Scientific classification
- Kingdom: Animalia
- Phylum: Chordata
- Class: Chondrichthyes
- Subclass: Elasmobranchii
- Order: Myliobatiformes
- Family: Urolophidae
- Genus: Urolophus
- Species: U. orarius
- Binomial name: Urolophus orarius Last & M. F. Gomon, 1987

= Coastal stingaree =

- Authority: Last & M. F. Gomon, 1987
- Conservation status: EN

Species of cartilaginous fish

The coastal stingaree (Urolophus orarius) is an uncommon species of round ray in the stingaree family, Urolophidae, that is endemic to the eastern Great Australian Bight.

==Appearance and anatomy==
As with more common rays, the body of this species is flat and disc-shaped, with pectoral fins that broadly expand and are in a fixed relationship with the head and trunk.
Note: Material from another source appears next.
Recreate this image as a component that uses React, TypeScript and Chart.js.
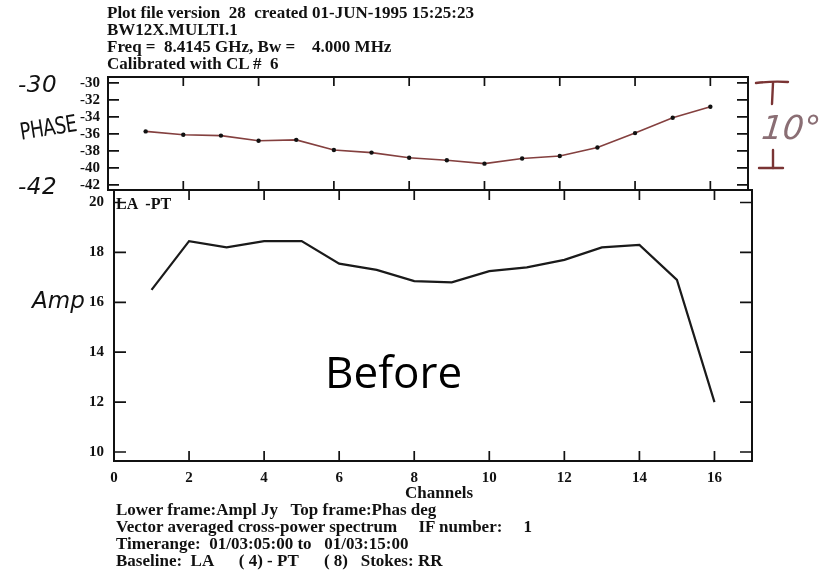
import React, { useEffect, useRef } from "react";
import { Chart, registerables } from "chart.js";

Chart.register(...registerables);

// Cross-power spectrum, baseline LA-PT, 16 channels
const CHANNELS = [1, 2, 3, 4, 5, 6, 7, 8, 9, 10, 11, 12, 13, 14, 15, 16];
const PHASE_DEG = [-35.7, -36.1, -36.2, -36.8, -36.7, -37.9, -38.2, -38.8, -39.1, -39.5, -38.9, -38.6, -37.6, -35.9, -34.1, -32.8];
const AMP_JY = [16.5, 18.45, 18.2, 18.45, 18.45, 17.55, 17.3, 16.85, 16.8, 17.25, 17.4, 17.7, 18.2, 18.3, 16.9, 12.0];

const CHANNEL_TICKS = [0, 2, 4, 6, 8, 10, 12, 14, 16];
const PHASE_TICKS = [-30, -32, -34, -36, -38, -40, -42];
const AMP_TICKS = [10, 12, 14, 16, 18, 20];

const HEADER_LINES = [
  "Plot file version  28  created 01-JUN-1995 15:25:23",
  "BW12X.MULTI.1",
  "Freq =  8.4145 GHz, Bw =    4.000 MHz",
  "Calibrated with CL #  6",
];
const FOOTER_LINES = [
  "Lower frame:Ampl Jy   Top frame:Phas deg",
  "Vector averaged cross-power spectrum     IF number:     1",
  "Timerange:  01/03:05:00 to   01/03:15:00",
  "Baseline:  LA      ( 4) - PT      ( 8)   Stokes: RR",
];

const W = 823;
const H = 570;
const SERIF = '"Liberation Serif", "Times New Roman", serif';
const HAND = '"DejaVu Sans", sans-serif';
const INK = "#111";

// Boxed frame with inward-pointing ticks on all four sides
const frameTicks = {
  id: "frameTicks",
  afterDraw(chart: any, _args: any, opts: any) {
    const { ctx, chartArea: a, scales } = chart;
    const xs = scales.x;
    const ys = scales.y;
    const len = opts.len ?? 10;
    ctx.save();
    ctx.strokeStyle = INK;
    ctx.lineWidth = 2;
    ctx.strokeRect(a.left, a.top, a.right - a.left, a.bottom - a.top);
    ctx.lineWidth = 1.7;
    ctx.beginPath();
    for (const t of xs.ticks) {
      const px = xs.getPixelForValue(t.value);
      ctx.moveTo(px, a.bottom);
      ctx.lineTo(px, a.bottom - len);
      ctx.moveTo(px, a.top);
      ctx.lineTo(px, a.top + len);
    }
    for (const t of ys.ticks) {
      const py = ys.getPixelForValue(t.value);
      ctx.moveTo(a.left, py);
      ctx.lineTo(a.left + len + 2, py);
      ctx.moveTo(a.right, py);
      ctx.lineTo(a.right - len - 2, py);
    }
    ctx.stroke();
    ctx.restore();
  },
};

const tickFont = (size: number) => ({ family: SERIF, size, weight: "bold" as const });

function useChart(ref: React.RefObject<HTMLCanvasElement | null>, build: () => any) {
  useEffect(() => {
    if (!ref.current) return;
    const chart = new Chart(ref.current, build());
    return () => chart.destroy();
  }, []);
}

function PhaseFrame() {
  const ref = useRef<HTMLCanvasElement | null>(null);
  useChart(ref, () => ({
    type: "line",
    data: {
      datasets: [
        {
          data: CHANNELS.map((c, i) => ({ x: c, y: PHASE_DEG[i] })),
          borderColor: "#84403f",
          borderWidth: 1.6,
          pointRadius: 2.2,
          pointBackgroundColor: INK,
          pointBorderColor: INK,
          pointBorderWidth: 0,
          tension: 0,
        },
      ],
    },
    options: {
      animation: false,
      responsive: false,
      layout: { padding: { left: 0, top: 77, right: W - 748, bottom: H - 190 } },
      plugins: { legend: { display: false }, tooltip: { enabled: false }, frameTicks: { len: 9 } },
      scales: {
        x: {
          type: "linear",
          min: 0,
          max: 17,
          afterBuildTicks: (s: any) => { s.ticks = CHANNEL_TICKS.map((v) => ({ value: v })); },
          grid: { display: false, drawTicks: false },
          border: { display: false },
          ticks: { display: false },
          afterFit: (s: any) => { s.height = 0; },
        },
        y: {
          min: -42.6,
          max: -29.3,
          afterBuildTicks: (s: any) => { s.ticks = PHASE_TICKS.map((v) => ({ value: v })); },
          grid: { display: false, drawTicks: false },
          border: { display: false },
          ticks: { font: tickFont(15), color: INK, padding: 8, autoSkip: false },
          afterFit: (s: any) => { s.width = 108; },
        },
      },
    },
    plugins: [frameTicks],
  }));
  return <canvas ref={ref} width={W} height={H} style={{ position: "absolute", left: 0, top: 0 }} />;
}

function AmpFrame() {
  const ref = useRef<HTMLCanvasElement | null>(null);
  useChart(ref, () => ({
    type: "line",
    data: {
      datasets: [
        {
          data: CHANNELS.map((c, i) => ({ x: c, y: AMP_JY[i] })),
          borderColor: "#1a1a1a",
          borderWidth: 2.2,
          pointRadius: 0,
          tension: 0,
        },
      ],
    },
    options: {
      animation: false,
      responsive: false,
      layout: { padding: { left: 0, top: 190, right: W - 752, bottom: H - 461 - 40 } },
      plugins: { legend: { display: false }, tooltip: { enabled: false }, frameTicks: { len: 10 } },
      scales: {
        x: {
          type: "linear",
          min: 0,
          max: 17,
          afterBuildTicks: (s: any) => { s.ticks = CHANNEL_TICKS.map((v) => ({ value: v })); },
          grid: { display: false, drawTicks: false },
          border: { display: false },
          ticks: { font: tickFont(15), color: INK, padding: 8, maxRotation: 0, autoSkip: false },
          afterFit: (s: any) => { s.height = 40; },
        },
        y: {
          min: 9.64,
          max: 20.5,
          afterBuildTicks: (s: any) => { s.ticks = AMP_TICKS.map((v) => ({ value: v })); },
          grid: { display: false, drawTicks: false },
          border: { display: false },
          ticks: { font: tickFont(15), color: INK, padding: 10, autoSkip: false },
          afterFit: (s: any) => { s.width = 114; },
        },
      },
    },
    plugins: [frameTicks],
  }));
  return <canvas ref={ref} width={W} height={H} style={{ position: "absolute", left: 0, top: 0 }} />;
}

const abs = (left: number, top: number, extra: React.CSSProperties = {}): React.CSSProperties => ({
  position: "absolute",
  left,
  top,
  whiteSpace: "pre",
  margin: 0,
  ...extra,
});

export default function App() {
  const serifText: React.CSSProperties = { fontFamily: SERIF, fontWeight: "bold", fontSize: 17, lineHeight: "17px", color: INK };
  return (
    <div style={{ position: "fixed", left: 0, top: 0, width: W, height: H, background: "#fff", overflow: "hidden" }}>
      <AmpFrame />
      <PhaseFrame />

      <div style={abs(107, 4, serifText)}>
        {HEADER_LINES.map((l) => <div key={l}>{l}</div>)}
      </div>

      <div style={abs(116, 195, { ...serifText, fontSize: 16, lineHeight: "17px" })}>LA  -PT</div>
      <div style={abs(405, 484, { ...serifText, fontSize: 17, lineHeight: "17px" })}>Channels</div>

      <div style={abs(116, 501, serifText)}>
        {FOOTER_LINES.map((l) => <div key={l}>{l}</div>)}
      </div>

      <div style={abs(325, 346, { fontFamily: '"Open Sans", sans-serif', fontSize: 44, lineHeight: "50px", color: "#000" })}>Before</div>

      {/* hand-written margin notes */}
      <div style={abs(18, 71, { fontFamily: HAND, fontStyle: "italic", fontSize: 23, lineHeight: "26px", color: INK, letterSpacing: "0.5px" })}>-30</div>
      <div style={abs(20, 122, { fontFamily: HAND, fontSize: 18, lineHeight: "20px", color: INK, transform: "rotate(-9deg) scaleY(1.3)", transformOrigin: "left center", letterSpacing: "-0.5px" })}>PHASE</div>
      <div style={abs(18, 173, { fontFamily: HAND, fontStyle: "italic", fontSize: 23, lineHeight: "26px", color: INK, letterSpacing: "0.5px" })}>-42</div>
      <div style={abs(32, 286, { fontFamily: HAND, fontStyle: "italic", fontSize: 23, lineHeight: "28px", color: INK })}>Amp</div>

      <svg width={W} height={H} style={{ position: "absolute", left: 0, top: 0, pointerEvents: "none" }}>
        <g stroke="#7a3434" strokeWidth={2.4} strokeLinecap="round" fill="none">
          <path d="M756 83 Q772 81 788 82" />
          <path d="M773 83 L772 104" />
          <path d="M773 150 L773 168" />
          <path d="M759 168 L783 168" />
        </g>
      </svg>
      <div style={abs(762, 108, { fontFamily: HAND, fontWeight: 200, fontStyle: "italic", fontSize: 33, lineHeight: "40px", color: "#8a6e74", transform: "skewX(-6deg)" })}>10°</div>
    </div>
  );
}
Characteristic of the stingaree family, the coastal stingaree's body is circular and disc-like. As with other rays, it has a long, particularly slender tail that is distinctly separate from the body. Most species of stingaree have one or more venomous spines approximately halfway down their tail. In addition to this defensive, venomous sting, most stingarees have obscure coloration, which acts as camouflage. The coastal stingaree is greyish-brown with dark mottling on its upper surface and paler underneath which allow it to blend with the sandy or rocky bottom.
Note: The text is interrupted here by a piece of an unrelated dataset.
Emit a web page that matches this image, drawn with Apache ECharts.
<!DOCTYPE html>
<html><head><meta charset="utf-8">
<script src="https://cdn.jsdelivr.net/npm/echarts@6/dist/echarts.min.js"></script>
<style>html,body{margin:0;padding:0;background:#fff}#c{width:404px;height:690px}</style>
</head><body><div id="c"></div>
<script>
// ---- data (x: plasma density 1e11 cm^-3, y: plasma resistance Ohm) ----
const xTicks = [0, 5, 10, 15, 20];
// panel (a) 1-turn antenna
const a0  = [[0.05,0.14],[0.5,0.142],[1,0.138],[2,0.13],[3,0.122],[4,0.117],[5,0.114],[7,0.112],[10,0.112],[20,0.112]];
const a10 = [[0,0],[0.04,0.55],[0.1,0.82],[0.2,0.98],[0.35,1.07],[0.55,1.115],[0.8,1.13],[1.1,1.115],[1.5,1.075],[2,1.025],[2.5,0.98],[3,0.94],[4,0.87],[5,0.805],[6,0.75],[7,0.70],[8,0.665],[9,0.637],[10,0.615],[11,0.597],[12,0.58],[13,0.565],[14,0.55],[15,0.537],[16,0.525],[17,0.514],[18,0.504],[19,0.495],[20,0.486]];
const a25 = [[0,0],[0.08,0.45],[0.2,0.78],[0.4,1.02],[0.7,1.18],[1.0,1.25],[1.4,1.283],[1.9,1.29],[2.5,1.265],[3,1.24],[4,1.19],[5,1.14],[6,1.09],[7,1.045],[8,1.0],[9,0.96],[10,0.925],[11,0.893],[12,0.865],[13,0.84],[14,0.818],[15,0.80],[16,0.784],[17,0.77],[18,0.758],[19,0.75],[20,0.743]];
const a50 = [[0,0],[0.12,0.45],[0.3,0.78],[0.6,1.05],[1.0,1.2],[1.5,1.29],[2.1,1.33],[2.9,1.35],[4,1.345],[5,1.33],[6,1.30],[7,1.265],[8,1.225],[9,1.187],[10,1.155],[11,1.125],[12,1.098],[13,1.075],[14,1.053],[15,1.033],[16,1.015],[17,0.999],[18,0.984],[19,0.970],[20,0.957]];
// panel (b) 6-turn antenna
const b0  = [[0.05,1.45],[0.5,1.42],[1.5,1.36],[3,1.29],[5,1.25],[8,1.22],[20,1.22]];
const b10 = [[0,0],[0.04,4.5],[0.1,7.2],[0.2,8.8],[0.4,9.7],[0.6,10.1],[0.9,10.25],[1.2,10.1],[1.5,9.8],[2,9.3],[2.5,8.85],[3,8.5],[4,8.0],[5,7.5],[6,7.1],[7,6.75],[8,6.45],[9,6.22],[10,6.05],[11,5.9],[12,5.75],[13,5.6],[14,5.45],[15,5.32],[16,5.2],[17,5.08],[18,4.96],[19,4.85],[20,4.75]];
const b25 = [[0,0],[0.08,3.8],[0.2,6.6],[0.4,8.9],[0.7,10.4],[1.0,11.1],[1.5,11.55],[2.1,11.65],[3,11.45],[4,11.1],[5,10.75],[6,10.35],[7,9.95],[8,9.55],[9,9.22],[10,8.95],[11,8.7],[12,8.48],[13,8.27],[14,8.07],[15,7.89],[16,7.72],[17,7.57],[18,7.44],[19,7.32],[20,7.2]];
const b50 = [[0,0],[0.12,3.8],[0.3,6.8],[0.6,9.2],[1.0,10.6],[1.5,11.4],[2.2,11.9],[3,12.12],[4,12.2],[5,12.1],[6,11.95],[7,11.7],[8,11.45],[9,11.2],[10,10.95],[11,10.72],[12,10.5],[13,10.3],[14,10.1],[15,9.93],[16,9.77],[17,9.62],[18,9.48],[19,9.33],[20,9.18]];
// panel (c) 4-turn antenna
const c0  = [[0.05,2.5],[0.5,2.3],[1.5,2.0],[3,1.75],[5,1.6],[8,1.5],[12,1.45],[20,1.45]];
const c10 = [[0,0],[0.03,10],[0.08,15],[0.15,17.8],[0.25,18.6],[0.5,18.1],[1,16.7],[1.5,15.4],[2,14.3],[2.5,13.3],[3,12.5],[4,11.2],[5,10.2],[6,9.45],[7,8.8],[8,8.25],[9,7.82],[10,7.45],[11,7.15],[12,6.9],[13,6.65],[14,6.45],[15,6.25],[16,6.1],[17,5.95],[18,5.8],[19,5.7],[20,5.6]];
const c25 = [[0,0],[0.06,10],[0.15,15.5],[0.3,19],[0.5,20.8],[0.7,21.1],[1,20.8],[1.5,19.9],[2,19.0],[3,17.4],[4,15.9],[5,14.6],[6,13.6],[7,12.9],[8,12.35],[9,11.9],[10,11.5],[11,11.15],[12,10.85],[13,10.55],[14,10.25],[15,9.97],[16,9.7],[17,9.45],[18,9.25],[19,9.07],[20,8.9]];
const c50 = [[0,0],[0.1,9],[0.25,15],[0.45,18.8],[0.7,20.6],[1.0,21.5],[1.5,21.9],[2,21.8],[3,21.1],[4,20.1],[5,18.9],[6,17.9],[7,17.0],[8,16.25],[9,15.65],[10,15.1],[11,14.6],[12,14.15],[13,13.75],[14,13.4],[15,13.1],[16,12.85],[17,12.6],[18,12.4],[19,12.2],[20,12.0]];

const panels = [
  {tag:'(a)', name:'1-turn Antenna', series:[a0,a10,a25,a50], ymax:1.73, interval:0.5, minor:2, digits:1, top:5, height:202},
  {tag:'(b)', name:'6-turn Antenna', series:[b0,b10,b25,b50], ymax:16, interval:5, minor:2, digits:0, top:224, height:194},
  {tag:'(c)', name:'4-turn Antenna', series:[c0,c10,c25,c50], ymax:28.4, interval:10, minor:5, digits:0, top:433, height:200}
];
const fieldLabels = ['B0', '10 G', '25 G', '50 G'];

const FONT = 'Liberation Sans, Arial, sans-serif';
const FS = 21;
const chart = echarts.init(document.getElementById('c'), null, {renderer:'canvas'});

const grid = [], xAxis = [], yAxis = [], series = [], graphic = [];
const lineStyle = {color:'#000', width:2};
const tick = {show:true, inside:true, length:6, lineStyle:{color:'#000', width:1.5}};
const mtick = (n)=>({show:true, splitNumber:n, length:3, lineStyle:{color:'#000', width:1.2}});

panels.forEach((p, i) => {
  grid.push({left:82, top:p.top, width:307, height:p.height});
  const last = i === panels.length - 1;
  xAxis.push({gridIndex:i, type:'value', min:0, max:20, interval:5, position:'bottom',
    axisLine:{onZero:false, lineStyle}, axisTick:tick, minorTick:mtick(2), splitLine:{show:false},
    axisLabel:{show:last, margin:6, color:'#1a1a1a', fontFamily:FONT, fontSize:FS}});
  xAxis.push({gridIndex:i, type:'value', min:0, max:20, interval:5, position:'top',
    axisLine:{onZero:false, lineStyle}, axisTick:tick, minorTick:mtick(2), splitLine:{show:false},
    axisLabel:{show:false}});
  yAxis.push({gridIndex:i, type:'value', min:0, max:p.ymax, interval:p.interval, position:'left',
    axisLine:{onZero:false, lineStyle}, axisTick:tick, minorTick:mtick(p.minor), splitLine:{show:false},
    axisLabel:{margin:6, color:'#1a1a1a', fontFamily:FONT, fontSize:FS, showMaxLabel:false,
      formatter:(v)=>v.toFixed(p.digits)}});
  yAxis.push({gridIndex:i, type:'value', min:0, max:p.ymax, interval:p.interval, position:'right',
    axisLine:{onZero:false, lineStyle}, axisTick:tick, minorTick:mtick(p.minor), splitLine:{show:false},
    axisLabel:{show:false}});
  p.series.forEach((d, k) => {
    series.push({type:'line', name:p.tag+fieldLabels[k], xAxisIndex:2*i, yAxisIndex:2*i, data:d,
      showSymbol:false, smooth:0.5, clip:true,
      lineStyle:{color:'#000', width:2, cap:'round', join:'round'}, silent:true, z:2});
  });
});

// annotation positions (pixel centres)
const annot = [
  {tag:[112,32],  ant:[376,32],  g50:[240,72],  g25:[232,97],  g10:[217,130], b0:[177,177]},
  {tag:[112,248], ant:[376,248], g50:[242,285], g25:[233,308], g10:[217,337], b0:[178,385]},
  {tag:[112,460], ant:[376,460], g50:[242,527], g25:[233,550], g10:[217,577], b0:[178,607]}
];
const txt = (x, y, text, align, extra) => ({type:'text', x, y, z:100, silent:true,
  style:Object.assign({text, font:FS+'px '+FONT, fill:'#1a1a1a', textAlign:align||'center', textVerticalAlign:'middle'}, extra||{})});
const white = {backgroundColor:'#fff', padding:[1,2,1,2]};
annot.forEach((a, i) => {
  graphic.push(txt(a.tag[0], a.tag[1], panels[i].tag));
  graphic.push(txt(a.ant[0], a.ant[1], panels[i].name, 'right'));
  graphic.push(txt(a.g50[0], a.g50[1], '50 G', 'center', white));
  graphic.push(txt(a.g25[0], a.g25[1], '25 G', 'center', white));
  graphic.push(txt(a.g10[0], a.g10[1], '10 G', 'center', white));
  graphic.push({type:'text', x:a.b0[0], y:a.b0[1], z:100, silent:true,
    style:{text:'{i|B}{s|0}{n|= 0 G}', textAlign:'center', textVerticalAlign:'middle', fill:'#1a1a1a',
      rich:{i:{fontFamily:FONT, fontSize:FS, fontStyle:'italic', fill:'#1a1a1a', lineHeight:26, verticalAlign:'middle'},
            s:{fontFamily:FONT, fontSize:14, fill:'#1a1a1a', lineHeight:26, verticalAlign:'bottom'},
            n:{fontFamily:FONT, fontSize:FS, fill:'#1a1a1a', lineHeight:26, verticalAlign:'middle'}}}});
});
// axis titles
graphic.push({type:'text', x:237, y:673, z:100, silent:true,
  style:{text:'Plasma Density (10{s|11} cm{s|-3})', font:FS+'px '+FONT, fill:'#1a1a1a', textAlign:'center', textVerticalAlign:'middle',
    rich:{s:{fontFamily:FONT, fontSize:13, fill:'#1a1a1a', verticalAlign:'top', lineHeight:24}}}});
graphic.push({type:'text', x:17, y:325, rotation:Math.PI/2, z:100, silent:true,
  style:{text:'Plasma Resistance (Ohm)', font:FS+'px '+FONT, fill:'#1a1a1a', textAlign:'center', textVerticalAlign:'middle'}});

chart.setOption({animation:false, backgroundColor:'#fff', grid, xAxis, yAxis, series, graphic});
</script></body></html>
==Distribution and ecology==
The coastal stingaree is restricted to the Eastern Indian Ocean in the waters of southern Australia. There, the species is known to reside from the Great Australian Bight Marine Park to the waters of western Victoria. The coastal stingaree is a marine, bottom-dweller found in shallow coastal waters. It inhabits depths of 20–50 m.

Very little is known about the biology of the coastal stingaree due to its sparse and elusive population. they appear to behave similarly to other stingaree species. The coastal stingaree often feeds on bottom-dwelling fishes, shrimp, sea worms and other small organisms. There is also evidence that the coastal stingaree is also able to eat hard-shelled molluscs and crustaceans.

==Conservation==
The coastal stingaree is not explicitly targeted by fisheries or used commercially. However, large numbers of the species are still caught as bycatch by these fisheries. The stingarees have low birth rates and slow reproductive turnover. Because of this and their restricted habitat and range, the coastal stingaree is particularly susceptible to the dangers of over-fishing.

The coastal stingaree occurs within the Great Australian Bight Marine Park. Thus, this part of their territory exists within the Benthic Protection Zone (BPZ) which gives the species a degree of protection. The park's mission is not only to maintain biodiversity in the area, but also to provide ecologically sustainable use of marine resources. However, fisheries and recreational fishing are still permitted to operate in parts of the park and BPZ. Exploration and drilling for petroleum has continued since 2003. These activities may yet threaten the coastal stingaree population.

As of 2010, no conservation measures focus on the coastal stingaree.